One of the most significant new cars of the Formula 1® Melbourne weekend took to the track on Thursday, with few people registering its importance. Yet this quiet debut may well signal the start of a remarkable chapter of success in motorsport history, thanks to Pirelli as well.
In recent years, the Ferrari 458 Italia has been dominant in its class at Le Mans as well as many other endurance races all over the world.

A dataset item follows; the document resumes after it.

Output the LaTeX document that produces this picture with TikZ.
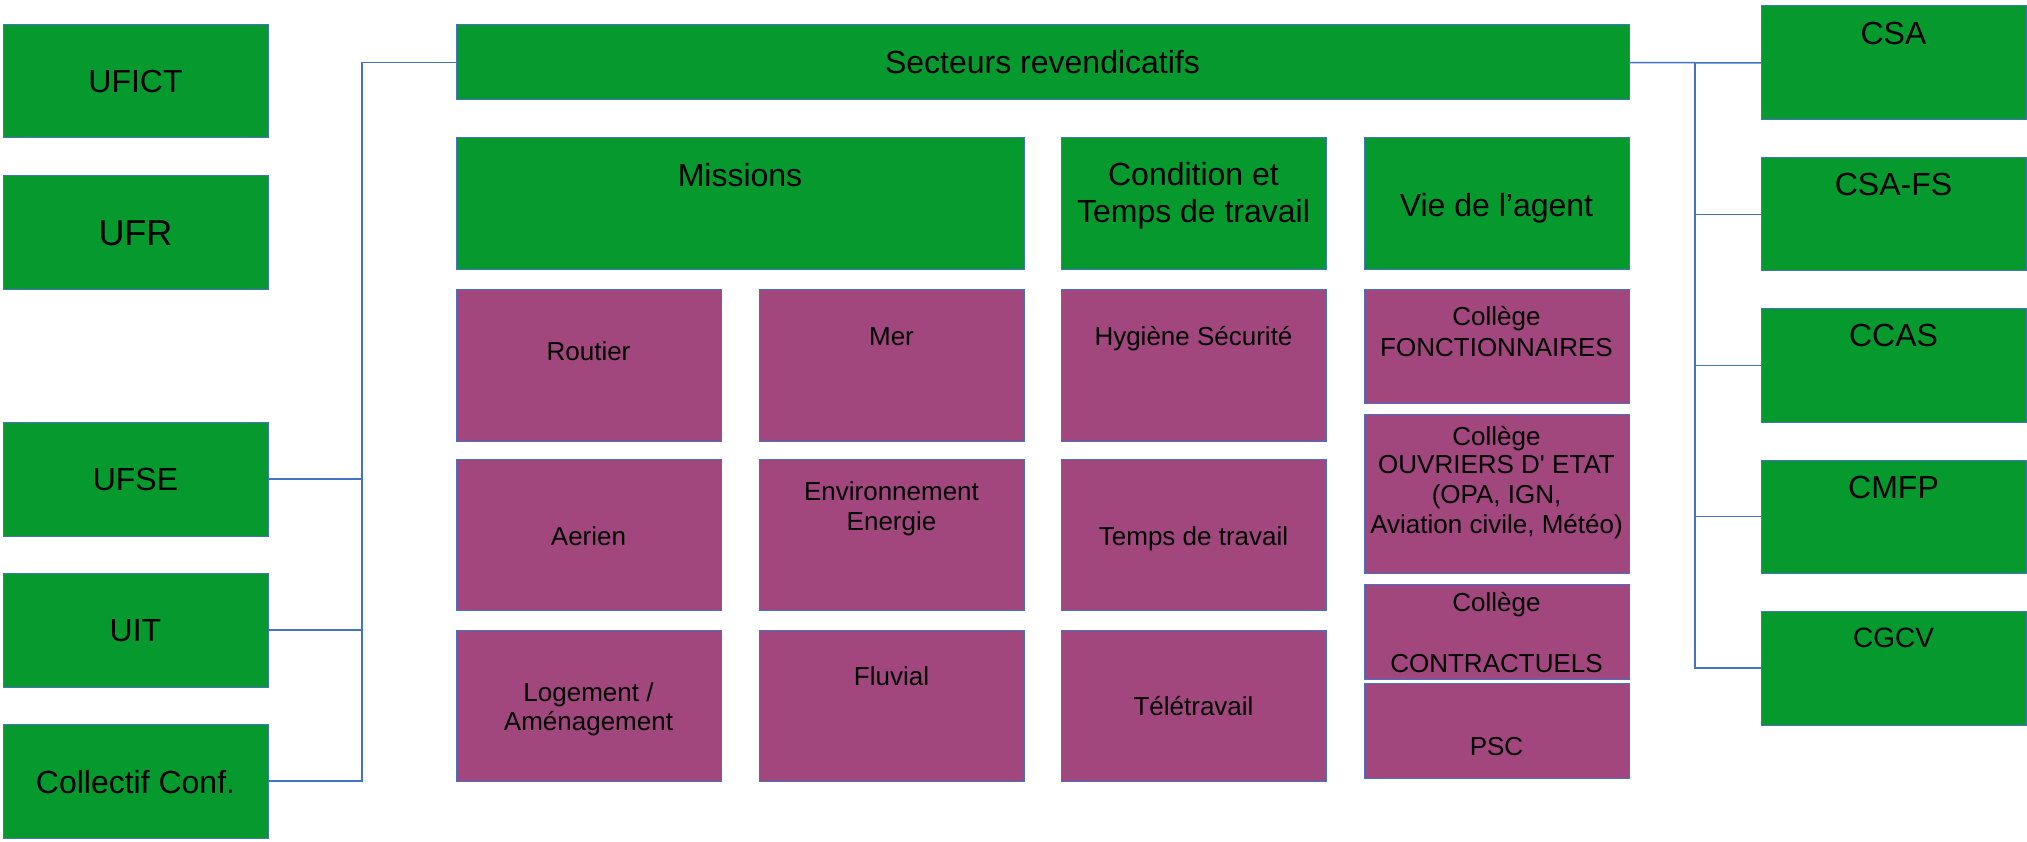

But all good things must eventually come to an end, and the car that is set to take over this mantle of GT3 success is the new Ferrari 488 GT3, based on the 488 GTB road car launched last year.
The new 488 GT3 had its competition debut on Thursday at the Australian Grand Prix, following in a tradition of landmark Pirelli-equipped Ferraris, such as the original Ferrari F40: the car for which the very first P Zero tyre was created in 1987.

Pirelli on the track with Audi, Aston Martin and BMW
Some 30 years later, this latest Ferrari ran as part of the Australian GT championship: exclusively supplied by Pirelli and also featuring other prestige manufacturers that rely on Pirelli tyres as original equipment, such as Audi, Aston Martin and BMW.
It was a debut that went largely under the radar, but the greatest trick the devil ever pulled was convincing the world he didn't exist…

At the wheel was former grand prix driver Andrea Montermini: a man whowould be forgiven for not harbouring especially fond memories of Albert Park. 
His last appearance in a Formula 1® race in Australia came exactly 20 years ago, at the wheel of the 1996 Forti-Ford FG01B: a reheated 1995 car whose most attractive feature was its distinctive blue and yellow Parmalat livery.
In an era that already featured some embarrassingly bad machinery (who remembers the Footwork-Hart?) the Forti-Ford was undoubtedly the worst, a fact underlined by its emphatic last place in the constructors' standings.
Montermini failed to qualify for the 1996 Australian Grand Prix – a result that set the tone for the entire season– although he later valiantly wrestled the recalcitrant Forti to 10th in the Argentinian Grand Prix (naturally from last on the grid): by some way the team's best result of the season.
But Montermini had seen enough of F1®, and went off to achieve success both in Indycar and in GT racing, where he won the International GT open title with Ferrari.


Sitting front row to the Endurance of the stars   
And this, indirectly, is what led him back to Melbourne to give the 488 GT3 its debut many years later: driving one of the first of the 150 or so cars that are expected to be produced over the next four or five seasons. 
The fact that this remarkable debut happened at the Pirelli-backed Australian GT championship is just one sign of the strength of endurance racing in the southern hemisphere, with the Italian tyre company at the forefront. 
Fresh from his victory at the Bathurst 12 Hours at the start of the year, running on Pirelli rubber, Shane van Gisbergen was another famous face in the support race paddock – although this time he was racing in the mighty Australian V8 championship, featuring cars that are about as subtle as a brick thrown through a window.
“You can't really compare driving a GT3 to a V8 but they're both good fun,” he pointed out (in fact, surprisingly, the lap times are quite similar). “The GT3 is a sophisticated racing machine with all the electronics you need. The V8 is much more of an old-fashioned muscle car.”
And this is a huge part of the appeal of the Australian Grand Prix, being not only the season-opener for F1® but also the venue with arguably the most packed and varied support race programme of the entire year. Including, this time, a very important debut. You heard about it here first.